The "Mesabi Miner" headed to Duluth.

One of innumerable fast ferries 
We need 2 good weather days to finish our Loop! At this point July 10-11 looks promising. We have flexibility in choosing our end point. We purchased our original boat in Sturgeon Bay and then crossed Green Bay to Menominee, MI, and later crossed over to Leland, MI, Escanaba, and Fayette. So we can legitimately cross our wake in any of those places. If the current wind/wave forecast holds, we will go to Beaver Island tomorrow and then have a long ride to Menominee the following day where our son can meet us with our truck and trailer. We will see- nothing is definite yet. But we are so excited about finishing!

Tuesday, July 3, 2018

Penetanguishene to Britt

We left Penetang after a terrific visit with Susan and Jeff on July 2 knowing that hordes of holiday boaters would be returning to their marinas in full force after the long Canada Day weekend. So we were not surprised to meet dozens of large cruisers stirring up big wakes and rocking us. Between the wakes and the wind, I was not able to take any photos! We spent the night in Killbear Marina, an isolated spot.

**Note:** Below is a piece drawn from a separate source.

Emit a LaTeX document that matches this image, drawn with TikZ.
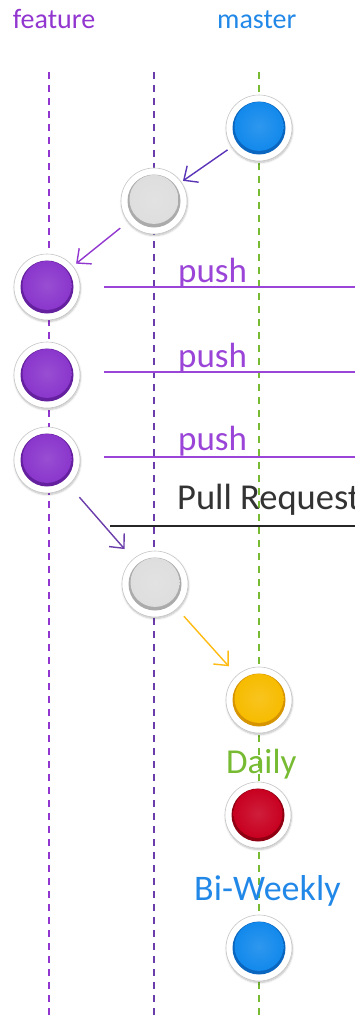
\documentclass[tikz,border=0pt]{standalone}
\usepackage{fontspec}
\setmainfont{Carlito}
\usetikzlibrary{arrows.meta,shadows.blur}
\definecolor{featcol}{HTML}{9236D0}
\definecolor{devcol}{HTML}{6A3DAA}
\definecolor{mastcol}{HTML}{77BB33}
\definecolor{bluetxt}{HTML}{2288E8}
\definecolor{pushcol}{HTML}{9A45D8}
\definecolor{balblue}{HTML}{1289EC}
\definecolor{balbluedk}{HTML}{0A66BE}
\definecolor{balgrey}{HTML}{DEDEDE}
\definecolor{balgreydk}{HTML}{ABABAB}
\definecolor{balpurple}{HTML}{8A36CC}
\definecolor{balpurpledk}{HTML}{64209E}
\definecolor{balyellow}{HTML}{F7BC00}
\definecolor{balyellowdk}{HTML}{D69400}
\definecolor{balred}{HTML}{C80020}
\definecolor{balreddk}{HTML}{8E0012}
\definecolor{arrowyel}{HTML}{FFBB11}
\definecolor{prtxt}{HTML}{333333}
\tikzset{
  lane/.style={dashed, dash pattern=on 7pt off 6pt, line width=2pt},
  ball/.style={circle, minimum size=66pt, inner sep=0pt, fill=white, draw=black!22, line width=0.6pt,
    blur shadow={shadow blur steps=6, shadow xshift=0.5pt, shadow yshift=-1.5pt, shadow opacity=25},
    path picture={
      \fill[#1dk] (path picture bounding box.center) circle (26.5);
      \shade[inner color=#1!88!white, outer color=#1] ([yshift=1.6pt]path picture bounding box.center) circle (24.5);
    }},
  flow/.style={line width=1.4pt, -{Straight Barb[length=11pt,width=20pt,line width=1.4pt]}},
  pushline/.style={pushcol, line width=1.3pt},
  lbl/.style={anchor=base west, inner sep=0pt, font=\fontsize{35}{38}\selectfont}
}
\begin{document}
\begin{tikzpicture}[x=1pt,y=-1pt]
\useasboundingbox (0,0) rectangle (355,1020);
% headers
\node[anchor=base, inner sep=0pt, text=featcol, font=\fontsize{28}{30}\selectfont] (hf) at (54,28) {feature};
\node[anchor=base west, inner sep=0pt, text=bluetxt, font=\fontsize{28}{30}\selectfont] (hm) at (217,28) {master};
% lanes
\coordinate (lf0) at (49,72);  \coordinate (lf1) at (49,1020);
\coordinate (ld0) at (154,72); \coordinate (ld1) at (154,1020);
\coordinate (lm0) at (259,72); \coordinate (lm1) at (259,1020);
\draw[lane, featcol] (lf0) -- (lf1);
\draw[lane, devcol] (ld0) -- (ld1);
\draw[lane, mastcol] (lm0) -- (lm1);
% push lines and labels
\coordinate (p1a) at (104,287); \coordinate (p1b) at (355,287);
\coordinate (p2a) at (104,372); \coordinate (p2b) at (355,372);
\coordinate (p3a) at (104,457); \coordinate (p3b) at (355,457);
\coordinate (pra) at (110,526); \coordinate (prb) at (355,526);
\draw[pushline] (p1a) -- (p1b);
\draw[pushline] (p2a) -- (p2b);
\draw[pushline] (p3a) -- (p3b);
\draw[black!85, line width=1.6pt] (pra) -- (prb);
\node[lbl, text=pushcol] (t1) at (178,282) {push};
\node[lbl, text=pushcol] (t2) at (178,367) {push};
\node[lbl, text=pushcol] (t3) at (178,450) {push};
\node[lbl, text=prtxt, font=\fontsize{36.5}{38}\selectfont] (tpr) at (177,509) {Pull Request};
\node[lbl, text=mastcol] (tdaily) at (226,773) {Daily};
\node[lbl, text=bluetxt, font=\fontsize{36}{38}\selectfont] (tbi) at (194,900) {Bi-Weekly};
% commits
\node[ball=balblue] (m1) at (259,128) {};
\node[ball=balgrey] (d1) at (154,201) {};
\node[ball=balpurple] (f1) at (47,287) {};
\node[ball=balpurple] (f2) at (47,375) {};
\node[ball=balpurple] (f3) at (47,460) {};
\node[ball=balgrey] (d2) at (155,584) {};
\node[ball=balyellow] (m2) at (259,700) {};
\node[ball=balred] (m3) at (258,815) {};
\node[ball=balblue] (m4) at (259,948) {};
% flow arrows
\draw[flow, devcol!85!blue, shorten <=5pt, shorten >=2pt] (m1) -- (d1);
\draw[flow, featcol, shorten <=10pt, shorten >=4pt] (d1) -- (f1);
\draw[flow, devcol, shorten <=16pt, shorten >=13pt] (f3) -- (d2);
\draw[flow, arrowyel, shorten <=10pt, shorten >=12pt] (d2) -- (m2);
\end{tikzpicture}
\end{document}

We took off early this morning- July 3 -  and enjoyed an almost smooth Lake Huron. We were in open water part of the the time and in protected passages most of the way. The scenery along this part of the Canadian Shield was nice- granite everywhere. Some passages were extremely narrow, twisting,  and lined with boulders.

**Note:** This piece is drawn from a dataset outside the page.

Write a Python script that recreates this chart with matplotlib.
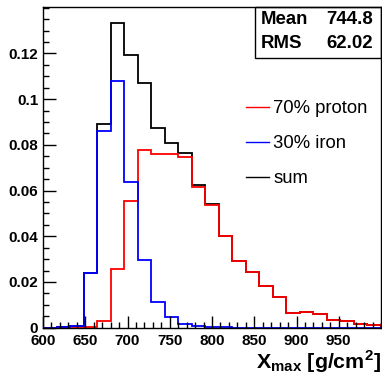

We are spending the night in Wright's Marina in Britt on the Byng Inlet. Their boater lounge is fun- we've played many games of table shuffleboard after walking to St. Amant's Restaurant for fish and chips.

One of the 30,000 islands in the Georgian Bay

The original site of a barrel placed here  to mark safe passage through turbulent waters.

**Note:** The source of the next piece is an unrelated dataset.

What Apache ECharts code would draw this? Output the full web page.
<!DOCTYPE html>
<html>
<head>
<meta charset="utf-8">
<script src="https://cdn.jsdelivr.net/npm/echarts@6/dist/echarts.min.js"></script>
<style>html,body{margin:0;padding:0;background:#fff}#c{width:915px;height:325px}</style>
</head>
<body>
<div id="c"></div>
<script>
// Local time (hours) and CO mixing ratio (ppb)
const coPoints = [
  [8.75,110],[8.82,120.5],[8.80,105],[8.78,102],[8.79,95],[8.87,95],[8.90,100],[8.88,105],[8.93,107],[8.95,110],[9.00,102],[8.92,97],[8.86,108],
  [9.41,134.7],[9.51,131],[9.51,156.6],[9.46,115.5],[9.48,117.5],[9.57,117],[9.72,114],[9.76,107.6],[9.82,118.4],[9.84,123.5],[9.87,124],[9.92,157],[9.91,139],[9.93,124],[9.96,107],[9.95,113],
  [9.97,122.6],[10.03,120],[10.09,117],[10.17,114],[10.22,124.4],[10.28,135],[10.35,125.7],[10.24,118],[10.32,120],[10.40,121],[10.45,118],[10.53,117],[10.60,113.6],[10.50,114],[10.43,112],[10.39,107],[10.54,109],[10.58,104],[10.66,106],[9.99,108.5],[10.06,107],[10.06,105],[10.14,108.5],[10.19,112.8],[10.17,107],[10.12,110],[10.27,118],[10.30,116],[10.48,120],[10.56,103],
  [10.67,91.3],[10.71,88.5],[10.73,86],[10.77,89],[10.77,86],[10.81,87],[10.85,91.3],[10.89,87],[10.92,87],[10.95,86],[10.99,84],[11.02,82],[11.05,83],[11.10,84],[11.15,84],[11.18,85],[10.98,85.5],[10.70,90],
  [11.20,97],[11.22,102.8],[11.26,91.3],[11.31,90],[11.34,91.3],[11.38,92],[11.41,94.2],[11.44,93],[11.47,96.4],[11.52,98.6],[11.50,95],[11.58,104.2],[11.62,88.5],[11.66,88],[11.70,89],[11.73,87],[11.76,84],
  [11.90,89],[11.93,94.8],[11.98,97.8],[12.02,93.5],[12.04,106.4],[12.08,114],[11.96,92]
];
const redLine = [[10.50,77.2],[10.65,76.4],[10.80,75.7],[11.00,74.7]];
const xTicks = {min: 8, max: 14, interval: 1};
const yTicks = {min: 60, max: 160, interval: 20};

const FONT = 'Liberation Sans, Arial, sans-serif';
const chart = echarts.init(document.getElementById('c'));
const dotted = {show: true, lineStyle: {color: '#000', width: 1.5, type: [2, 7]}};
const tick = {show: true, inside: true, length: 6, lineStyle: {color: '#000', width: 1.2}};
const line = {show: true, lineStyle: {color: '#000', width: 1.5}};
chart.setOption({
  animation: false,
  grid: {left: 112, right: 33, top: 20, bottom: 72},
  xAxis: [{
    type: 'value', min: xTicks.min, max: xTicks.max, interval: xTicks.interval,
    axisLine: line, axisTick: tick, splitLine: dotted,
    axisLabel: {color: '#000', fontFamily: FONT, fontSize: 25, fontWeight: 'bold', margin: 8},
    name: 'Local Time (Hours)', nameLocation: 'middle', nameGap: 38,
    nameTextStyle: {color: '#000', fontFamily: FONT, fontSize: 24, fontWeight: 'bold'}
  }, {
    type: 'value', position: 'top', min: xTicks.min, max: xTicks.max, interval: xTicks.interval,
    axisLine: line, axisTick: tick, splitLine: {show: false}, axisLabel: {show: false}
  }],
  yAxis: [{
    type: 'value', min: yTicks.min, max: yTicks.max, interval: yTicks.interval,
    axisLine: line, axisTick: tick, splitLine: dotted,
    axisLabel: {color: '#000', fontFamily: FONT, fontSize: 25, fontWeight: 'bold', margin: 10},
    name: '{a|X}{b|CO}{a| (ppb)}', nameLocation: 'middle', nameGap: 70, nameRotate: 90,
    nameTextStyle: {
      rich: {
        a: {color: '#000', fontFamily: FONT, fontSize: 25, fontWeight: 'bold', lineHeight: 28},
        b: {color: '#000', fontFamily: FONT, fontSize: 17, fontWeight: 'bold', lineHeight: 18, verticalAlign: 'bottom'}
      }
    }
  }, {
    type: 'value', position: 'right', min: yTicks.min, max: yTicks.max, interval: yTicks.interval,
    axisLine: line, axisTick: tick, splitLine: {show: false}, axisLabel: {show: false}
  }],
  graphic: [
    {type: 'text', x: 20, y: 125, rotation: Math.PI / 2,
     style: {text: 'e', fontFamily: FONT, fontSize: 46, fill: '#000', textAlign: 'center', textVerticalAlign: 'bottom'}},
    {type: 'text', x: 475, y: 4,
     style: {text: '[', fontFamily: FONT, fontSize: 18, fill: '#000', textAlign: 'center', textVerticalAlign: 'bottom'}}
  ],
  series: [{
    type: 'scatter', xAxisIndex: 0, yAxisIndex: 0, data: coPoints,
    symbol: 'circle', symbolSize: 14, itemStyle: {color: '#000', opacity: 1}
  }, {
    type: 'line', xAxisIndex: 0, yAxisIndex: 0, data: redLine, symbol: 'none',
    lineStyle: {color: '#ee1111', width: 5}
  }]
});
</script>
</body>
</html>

Thousands of cottages dot the rocks, but this one is unique.

A traditional Great Lakes style boat

Rocks are everywhere

Sunday, July 1, 2018

Orillia to Penetanguishene

  June 29-July 2

Pop the champagne corks- we have finished the Trent Severn Waterway and therefore all 102 Canadian locks on our trip!!  From here on it will be beautiful open water- and rocks of course. Rocks are fine as long as we don't hit any of them in this region of 30,000 islands!

We left Orillia around 7:15 am and made the 9:00 lockage at Couchiching, followed eventually by Swift Rapids, the Big Chute Marine Railway, and the Port Severn locks. 

Big Chute is unique- it allows us boaters to “portage” over land without ever stepping off our boats. 

Next to the Railway

We drove Mara Beel into the railway car and a sling was put underneath us. Our cruising buddies on Sourciae were placed right behind us. 

We had to wait for this boat to come up from the lower side.

We were moved along a railway track, lifted out of the water, carried over a road, and a waterfall, and then carefully placed back into the water 60 feet below.

The boat traveling over the road

And back into the water on the other side

Our turn- Sourciae is loaded in behind Mara Beel

This thing looks way too much like a roller coaster for boats.

Looking ahead from our bow

The “Oh s*** "moment

What an amazing experience! 

From here we moved on a bit to the Georgian Bay and Penetanguishene, home of our Looper friends Jeff and Susan. We spent the Canada Day long weekend here in Harbor West Marina. This is the biggest summer holiday here, and is just as busy as the 4thof July is in the States.